I will make this first post a sum of my life, and by sum i mean i will type until i am bored. I do like to talk about myself but one can only type so much.

I was born in the summer of 82 a vibrant, loud, chubby baby. my life began like most others in middle class Arizona, there wasn't alot to do, we played outside all winter and in the summer we sweltered inside with swamp coolers or at the pool swimming until we went temporary blind from all the chlorine. I went to public school, didn't learn much but i graduated on time spring 2000. I remember thinking there wasn't much to do in Tucson and i would kill to leave, we spent our free time, hiking in the mountains, camping, fishing, picnicking, mountain biking, driving through the beautiful mountains. I was also close to other nice places, about 7 hour drive from San Diego, 6 hours to Rocky Point Mexico. Eventually i met my husband a United States Marine. His mother and mine were friends back before either of us existed, they were pregnant together, her with his younger brother and my mother with me. (he is 2 years older than i) we met early 2004 while he was driving to 29 Palms California where he was to be in school for the MC, we spent the whole summer together seeing each other every weekend possible and when the holdiays came we spent them together. he got his orders here January 2005 and now we are stationed at Westover ARB in Chicopee Massachusetts, and wow this place sucks, there ain't nuthin to do here.
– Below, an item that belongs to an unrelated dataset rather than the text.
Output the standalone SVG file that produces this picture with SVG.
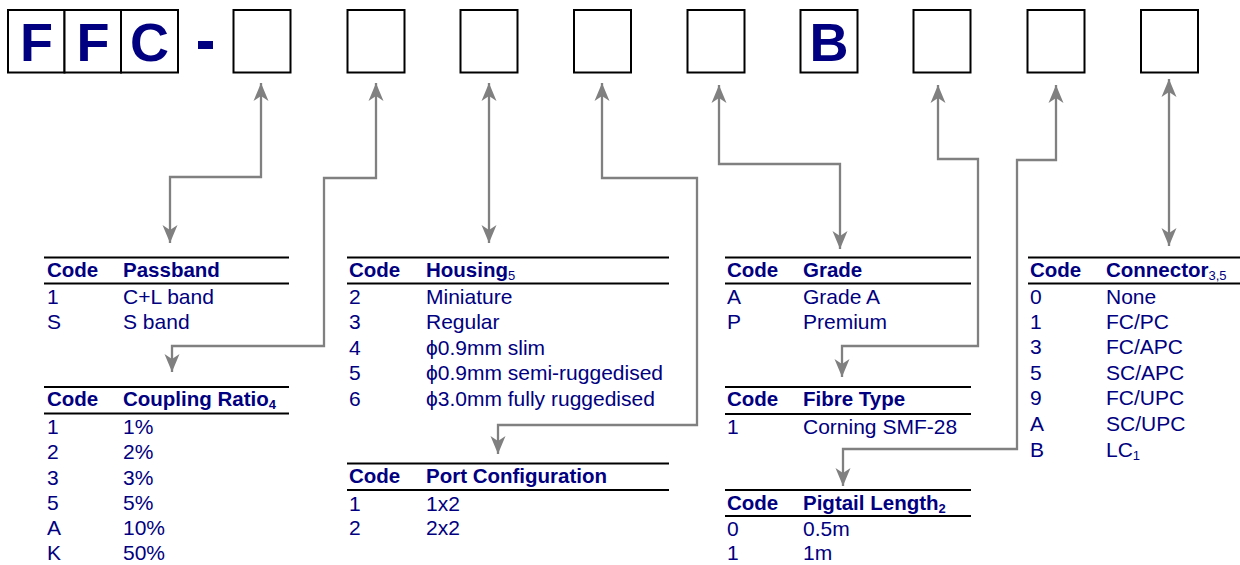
<svg xmlns="http://www.w3.org/2000/svg" width="1240" height="565" viewBox="0 0 1240 565">
<defs>
<style>
.box{fill:#fff;stroke:#000;stroke-width:2}
.big{font-family:"Liberation Sans",Arial,sans-serif;font-weight:bold;font-size:54px;fill:#000080;text-anchor:middle}
.rule{stroke:#000;stroke-width:2.2}
.h{font-family:"Liberation Sans",Arial,sans-serif;font-weight:bold;font-size:20.5px;fill:#000080}
.t{font-family:"Liberation Sans",Arial,sans-serif;font-size:21px;fill:#000080}
.sub{font-size:13px;font-weight:normal}
.subb{font-size:13px;font-weight:bold}
.con{fill:none;stroke:#808080;stroke-width:2.3;marker-start:url(#ah);marker-end:url(#ah)}
</style>
<marker id="ah" viewBox="-19 -9 20 18" refX="0" refY="0" markerWidth="20" markerHeight="18" markerUnits="userSpaceOnUse" orient="auto-start-reverse">
<path d="M0,0 L-18,-7.5 L-13,0 L-18,7.5 Z" fill="#808080"/>
</marker>
</defs>
<rect width="1240" height="565" fill="#fff"/>

<g id="code-boxes">
<g id="box-F1"><rect class="box" x="8" y="10" width="56.5" height="62.5"/><text class="big" x="36.5" y="61">F</text></g>
<g id="box-F2"><rect class="box" x="64.5" y="10" width="56.5" height="62.5"/><text class="big" x="93" y="61">F</text></g>
<g id="box-C"><rect class="box" x="121" y="10" width="57" height="62.5"/><text class="big" x="149.5" y="61">C</text></g>
<g id="dash"><rect x="198" y="41" width="15" height="8" fill="#000080"/></g>
<g id="box-1"><rect class="box" x="233.5" y="10" width="57" height="62.5"/></g>
<g id="box-2"><rect class="box" x="347.5" y="10" width="57" height="62.5"/></g>
<g id="box-3"><rect class="box" x="460.5" y="10" width="57" height="62.5"/></g>
<g id="box-4"><rect class="box" x="574" y="10" width="57" height="62.5"/></g>
<g id="box-5"><rect class="box" x="687.5" y="10" width="57" height="62.5"/></g>
<g id="box-B"><rect class="box" x="800.5" y="10" width="57" height="62.5"/><text class="big" x="829" y="61">B</text></g>
<g id="box-7"><rect class="box" x="913.5" y="10" width="57" height="62.5"/></g>
<g id="box-8"><rect class="box" x="1027.5" y="10" width="57" height="62.5"/></g>
<g id="box-9"><rect class="box" x="1141" y="10" width="57" height="62.5"/></g>
</g>

<g id="connectors">
<path class="con" d="M261,83 V177 H170 V243"/>
<path class="con" d="M376,83 V178 H324 V346 H172 V372"/>
<path class="con" d="M489,83 V243"/>
<path class="con" d="M602,83 V178 H697 V425 H498 V454"/>
<path class="con" d="M719,85 V164 H840 V249"/>
<path class="con" d="M938,85 V159 H978 V346 H842 V377"/>
<path class="con" d="M1056,85 V160 H1017 V449 H843 V486"/>
<path class="con" d="M1169,79 V246"/>
</g>

<g id="tbl-passband">
<line class="rule" x1="44" y1="257.5" x2="289" y2="257.5"/>
<line class="rule" x1="44" y1="283.5" x2="289" y2="283.5"/>
<text class="h" x="47" y="277">Code</text><text class="h" x="123" y="277">Passband</text>
<text class="t" x="47" y="304">1</text><text class="t" x="123" y="304">C+L band</text>
<text class="t" x="47" y="329">S</text><text class="t" x="123" y="329">S band</text>
</g>

<g id="tbl-coupling">
<line class="rule" x1="44" y1="387" x2="289" y2="387"/>
<line class="rule" x1="44" y1="413.5" x2="289" y2="413.5"/>
<text class="h" x="47" y="406">Code</text><text class="h" x="123" y="406">Coupling Ratio<tspan class="subb" dy="3">4</tspan></text>
<text class="t" x="47" y="434">1</text><text class="t" x="123" y="434">1%</text>
<text class="t" x="47" y="459">2</text><text class="t" x="123" y="459">2%</text>
<text class="t" x="47" y="484.5">3</text><text class="t" x="123" y="484.5">3%</text>
<text class="t" x="47" y="510">5</text><text class="t" x="123" y="510">5%</text>
<text class="t" x="47" y="535">A</text><text class="t" x="123" y="535">10%</text>
<text class="t" x="47" y="560">K</text><text class="t" x="123" y="560">50%</text>
</g>

<g id="tbl-housing">
<line class="rule" x1="347" y1="257.5" x2="669" y2="257.5"/>
<line class="rule" x1="347" y1="283.5" x2="669" y2="283.5"/>
<text class="h" x="349" y="277">Code</text><text class="h" x="426" y="277">Housing<tspan class="sub" dy="3">5</tspan></text>
<text class="t" x="349" y="304">2</text><text class="t" x="426" y="304">Miniature</text>
<text class="t" x="349" y="329">3</text><text class="t" x="426" y="329">Regular</text>
<text class="t" x="349" y="354.5">4</text><text class="t" x="426" y="354.5">ϕ0.9mm slim</text>
<text class="t" x="349" y="380">5</text><text class="t" x="426" y="380">ϕ0.9mm semi-ruggedised</text>
<text class="t" x="349" y="405.5">6</text><text class="t" x="426" y="405.5">ϕ3.0mm fully ruggedised</text>
</g>

<g id="tbl-port">
<line class="rule" x1="347" y1="463.5" x2="669" y2="463.5"/>
<line class="rule" x1="347" y1="490" x2="669" y2="490"/>
<text class="h" x="349" y="483">Code</text><text class="h" x="426" y="483">Port Configuration</text>
<text class="t" x="349" y="510.5">1</text><text class="t" x="426" y="510.5">1x2</text>
<text class="t" x="349" y="535">2</text><text class="t" x="426" y="535">2x2</text>
</g>

<g id="tbl-grade">
<line class="rule" x1="725" y1="257.5" x2="971" y2="257.5"/>
<line class="rule" x1="725" y1="283.5" x2="971" y2="283.5"/>
<text class="h" x="727" y="277">Code</text><text class="h" x="803" y="277">Grade</text>
<text class="t" x="727" y="304">A</text><text class="t" x="803" y="304">Grade A</text>
<text class="t" x="727" y="329">P</text><text class="t" x="803" y="329">Premium</text>
</g>

<g id="tbl-fibre">
<line class="rule" x1="725" y1="387" x2="971" y2="387"/>
<line class="rule" x1="725" y1="414" x2="971" y2="414"/>
<text class="h" x="727" y="406">Code</text><text class="h" x="803" y="406">Fibre Type</text>
<text class="t" x="727" y="434">1</text><text class="t" x="803" y="434">Corning SMF-28</text>
</g>

<g id="tbl-pigtail">
<line class="rule" x1="725" y1="490" x2="971" y2="490"/>
<line class="rule" x1="725" y1="516" x2="971" y2="516"/>
<text class="h" x="727" y="510">Code</text><text class="h" x="803" y="510">Pigtail Length<tspan class="subb" dy="3">2</tspan></text>
<text class="t" x="727" y="536">0</text><text class="t" x="803" y="536">0.5m</text>
<text class="t" x="727" y="560">1</text><text class="t" x="803" y="560">1m</text>
</g>

<g id="tbl-connector">
<line class="rule" x1="1028" y1="257.5" x2="1240" y2="257.5"/>
<line class="rule" x1="1028" y1="283.5" x2="1240" y2="283.5"/>
<text class="h" x="1030" y="277">Code</text><text class="h" x="1106" y="277">Connector<tspan class="sub" dy="3">3,5</tspan></text>
<text class="t" x="1030" y="304">0</text><text class="t" x="1106" y="304">None</text>
<text class="t" x="1030" y="329">1</text><text class="t" x="1106" y="329">FC/PC</text>
<text class="t" x="1030" y="354">3</text><text class="t" x="1106" y="354">FC/APC</text>
<text class="t" x="1030" y="380">5</text><text class="t" x="1106" y="380">SC/APC</text>
<text class="t" x="1030" y="405">9</text><text class="t" x="1106" y="405">FC/UPC</text>
<text class="t" x="1030" y="431">A</text><text class="t" x="1106" y="431">SC/UPC</text>
<text class="t" x="1030" y="456.5">B</text><text class="t" x="1106" y="456.5">LC<tspan class="sub" dy="3">1</tspan></text>
</g>
</svg>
We got hitched Thanksgiving Day November 23 2006 in Arizona. Right after we got here i got a job on base and was quickly promoted, i am currently the Facility Manager at the base exchange here. we spend most of our time drinking, or watching movies, or BBQ'n because that is all there is to do. We are trying to make the most of our last few months here in about 7 months we will be leaving on our journey to Okinawa Japan. I am beyond excited. mostly because i totally LOVE sushi. Sushi and the beach my two favorite things ever!
well thats all i can think of, i have a rockin sister Andrea and i think she is the coolest person i know. thats about it.